··· DATASET EXCERPT ···
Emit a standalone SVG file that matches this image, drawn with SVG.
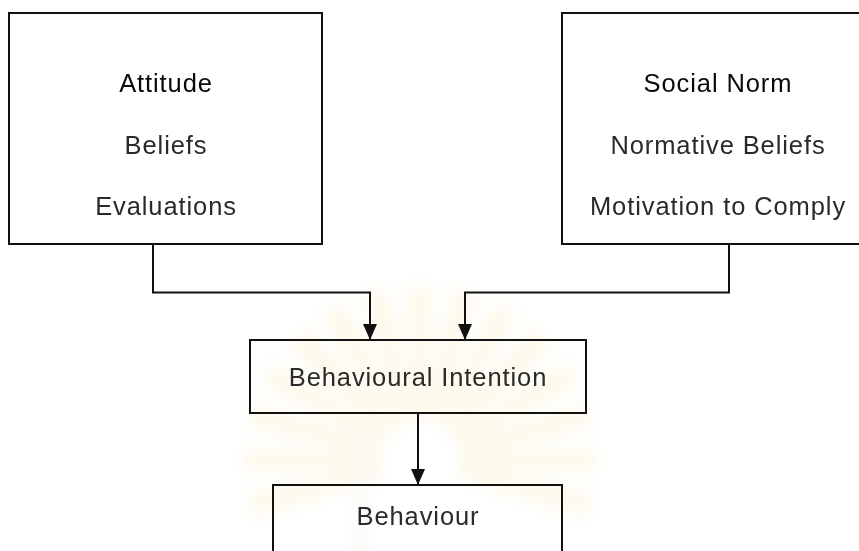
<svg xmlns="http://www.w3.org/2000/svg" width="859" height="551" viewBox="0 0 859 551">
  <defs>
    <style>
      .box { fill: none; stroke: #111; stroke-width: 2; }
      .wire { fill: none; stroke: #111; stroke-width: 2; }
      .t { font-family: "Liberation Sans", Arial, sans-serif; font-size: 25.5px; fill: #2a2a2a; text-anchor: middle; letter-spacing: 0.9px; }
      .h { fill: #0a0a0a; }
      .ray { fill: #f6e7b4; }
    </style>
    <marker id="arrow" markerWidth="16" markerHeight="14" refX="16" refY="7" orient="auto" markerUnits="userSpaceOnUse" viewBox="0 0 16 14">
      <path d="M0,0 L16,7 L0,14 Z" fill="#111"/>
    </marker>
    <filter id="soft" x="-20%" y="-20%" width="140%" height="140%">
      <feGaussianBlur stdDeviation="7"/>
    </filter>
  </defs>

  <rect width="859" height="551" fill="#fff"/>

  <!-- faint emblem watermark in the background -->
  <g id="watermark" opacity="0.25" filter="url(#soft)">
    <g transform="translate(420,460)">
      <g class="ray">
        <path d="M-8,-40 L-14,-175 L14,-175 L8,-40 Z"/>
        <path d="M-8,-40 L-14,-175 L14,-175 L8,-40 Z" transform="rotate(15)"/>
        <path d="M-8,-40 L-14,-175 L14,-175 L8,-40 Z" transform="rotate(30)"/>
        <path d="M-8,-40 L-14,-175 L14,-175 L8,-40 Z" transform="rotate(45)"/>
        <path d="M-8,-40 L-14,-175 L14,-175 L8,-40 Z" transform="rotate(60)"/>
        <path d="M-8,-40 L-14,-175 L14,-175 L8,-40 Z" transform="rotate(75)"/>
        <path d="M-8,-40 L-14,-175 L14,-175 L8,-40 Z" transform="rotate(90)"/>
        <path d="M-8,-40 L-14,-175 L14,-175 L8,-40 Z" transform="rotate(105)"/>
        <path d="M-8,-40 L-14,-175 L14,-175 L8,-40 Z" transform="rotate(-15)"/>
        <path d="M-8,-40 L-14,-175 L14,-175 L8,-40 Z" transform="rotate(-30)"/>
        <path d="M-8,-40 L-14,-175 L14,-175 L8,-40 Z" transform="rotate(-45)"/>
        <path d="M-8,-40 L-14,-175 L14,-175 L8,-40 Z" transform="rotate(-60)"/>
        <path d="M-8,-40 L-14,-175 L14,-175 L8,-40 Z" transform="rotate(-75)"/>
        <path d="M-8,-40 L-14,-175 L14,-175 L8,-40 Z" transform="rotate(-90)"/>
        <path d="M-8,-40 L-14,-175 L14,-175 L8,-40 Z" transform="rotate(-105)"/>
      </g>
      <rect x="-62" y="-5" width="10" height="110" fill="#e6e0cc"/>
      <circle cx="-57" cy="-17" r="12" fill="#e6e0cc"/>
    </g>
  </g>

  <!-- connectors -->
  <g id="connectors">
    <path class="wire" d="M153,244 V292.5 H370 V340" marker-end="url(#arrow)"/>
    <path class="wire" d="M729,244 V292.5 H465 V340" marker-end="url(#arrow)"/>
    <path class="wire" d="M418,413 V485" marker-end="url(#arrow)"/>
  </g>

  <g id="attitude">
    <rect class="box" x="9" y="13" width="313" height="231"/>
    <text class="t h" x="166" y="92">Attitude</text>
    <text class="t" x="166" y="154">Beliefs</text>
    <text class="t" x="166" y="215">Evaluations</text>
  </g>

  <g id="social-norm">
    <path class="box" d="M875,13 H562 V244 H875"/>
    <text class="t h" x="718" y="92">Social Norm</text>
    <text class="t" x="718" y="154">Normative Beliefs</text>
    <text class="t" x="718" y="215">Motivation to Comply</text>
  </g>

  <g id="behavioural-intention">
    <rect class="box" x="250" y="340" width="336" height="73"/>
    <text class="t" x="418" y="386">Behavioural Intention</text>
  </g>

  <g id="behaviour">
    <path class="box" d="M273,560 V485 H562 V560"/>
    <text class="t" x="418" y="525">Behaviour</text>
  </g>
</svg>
···
» AIM OF THE EXERCISE
Print the full listing exactly, dropping the pictures.

» SOLUTION TO THE PROBLEM
Emit a standalone SVG file that matches this image, drawn with SVG.
<svg xmlns="http://www.w3.org/2000/svg" width="859" height="551" viewBox="0 0 859 551">
  <defs>
    <style>
      .box { fill: none; stroke: #111; stroke-width: 2; }
      .wire { fill: none; stroke: #111; stroke-width: 2; }
      .t { font-family: "Liberation Sans", Arial, sans-serif; font-size: 25.5px; fill: #2a2a2a; text-anchor: middle; letter-spacing: 0.9px; }
      .h { fill: #0a0a0a; }
      .ray { fill: #f6e7b4; }
    </style>
    <marker id="arrow" markerWidth="16" markerHeight="14" refX="16" refY="7" orient="auto" markerUnits="userSpaceOnUse" viewBox="0 0 16 14">
      <path d="M0,0 L16,7 L0,14 Z" fill="#111"/>
    </marker>
    <filter id="soft" x="-20%" y="-20%" width="140%" height="140%">
      <feGaussianBlur stdDeviation="7"/>
    </filter>
  </defs>

  <rect width="859" height="551" fill="#fff"/>

  <!-- faint emblem watermark in the background -->
  <g id="watermark" opacity="0.25" filter="url(#soft)">
    <g transform="translate(420,460)">
      <g class="ray">
        <path d="M-8,-40 L-14,-175 L14,-175 L8,-40 Z"/>
        <path d="M-8,-40 L-14,-175 L14,-175 L8,-40 Z" transform="rotate(15)"/>
        <path d="M-8,-40 L-14,-175 L14,-175 L8,-40 Z" transform="rotate(30)"/>
        <path d="M-8,-40 L-14,-175 L14,-175 L8,-40 Z" transform="rotate(45)"/>
        <path d="M-8,-40 L-14,-175 L14,-175 L8,-40 Z" transform="rotate(60)"/>
        <path d="M-8,-40 L-14,-175 L14,-175 L8,-40 Z" transform="rotate(75)"/>
        <path d="M-8,-40 L-14,-175 L14,-175 L8,-40 Z" transform="rotate(90)"/>
        <path d="M-8,-40 L-14,-175 L14,-175 L8,-40 Z" transform="rotate(105)"/>
        <path d="M-8,-40 L-14,-175 L14,-175 L8,-40 Z" transform="rotate(-15)"/>
        <path d="M-8,-40 L-14,-175 L14,-175 L8,-40 Z" transform="rotate(-30)"/>
        <path d="M-8,-40 L-14,-175 L14,-175 L8,-40 Z" transform="rotate(-45)"/>
        <path d="M-8,-40 L-14,-175 L14,-175 L8,-40 Z" transform="rotate(-60)"/>
        <path d="M-8,-40 L-14,-175 L14,-175 L8,-40 Z" transform="rotate(-75)"/>
        <path d="M-8,-40 L-14,-175 L14,-175 L8,-40 Z" transform="rotate(-90)"/>
        <path d="M-8,-40 L-14,-175 L14,-175 L8,-40 Z" transform="rotate(-105)"/>
      </g>
      <rect x="-62" y="-5" width="10" height="110" fill="#e6e0cc"/>
      <circle cx="-57" cy="-17" r="12" fill="#e6e0cc"/>
    </g>
  </g>

  <!-- connectors -->
  <g id="connectors">
    <path class="wire" d="M153,244 V292.5 H370 V340" marker-end="url(#arrow)"/>
    <path class="wire" d="M729,244 V292.5 H465 V340" marker-end="url(#arrow)"/>
    <path class="wire" d="M418,413 V485" marker-end="url(#arrow)"/>
  </g>

  <g id="attitude">
    <rect class="box" x="9" y="13" width="313" height="231"/>
    <text class="t h" x="166" y="92">Attitude</text>
    <text class="t" x="166" y="154">Beliefs</text>
    <text class="t" x="166" y="215">Evaluations</text>
  </g>

  <g id="social-norm">
    <path class="box" d="M875,13 H562 V244 H875"/>
    <text class="t h" x="718" y="92">Social Norm</text>
    <text class="t" x="718" y="154">Normative Beliefs</text>
    <text class="t" x="718" y="215">Motivation to Comply</text>
  </g>

  <g id="behavioural-intention">
    <rect class="box" x="250" y="340" width="336" height="73"/>
    <text class="t" x="418" y="386">Behavioural Intention</text>
  </g>

  <g id="behaviour">
    <path class="box" d="M273,560 V485 H562 V560"/>
    <text class="t" x="418" y="525">Behaviour</text>
  </g>
</svg>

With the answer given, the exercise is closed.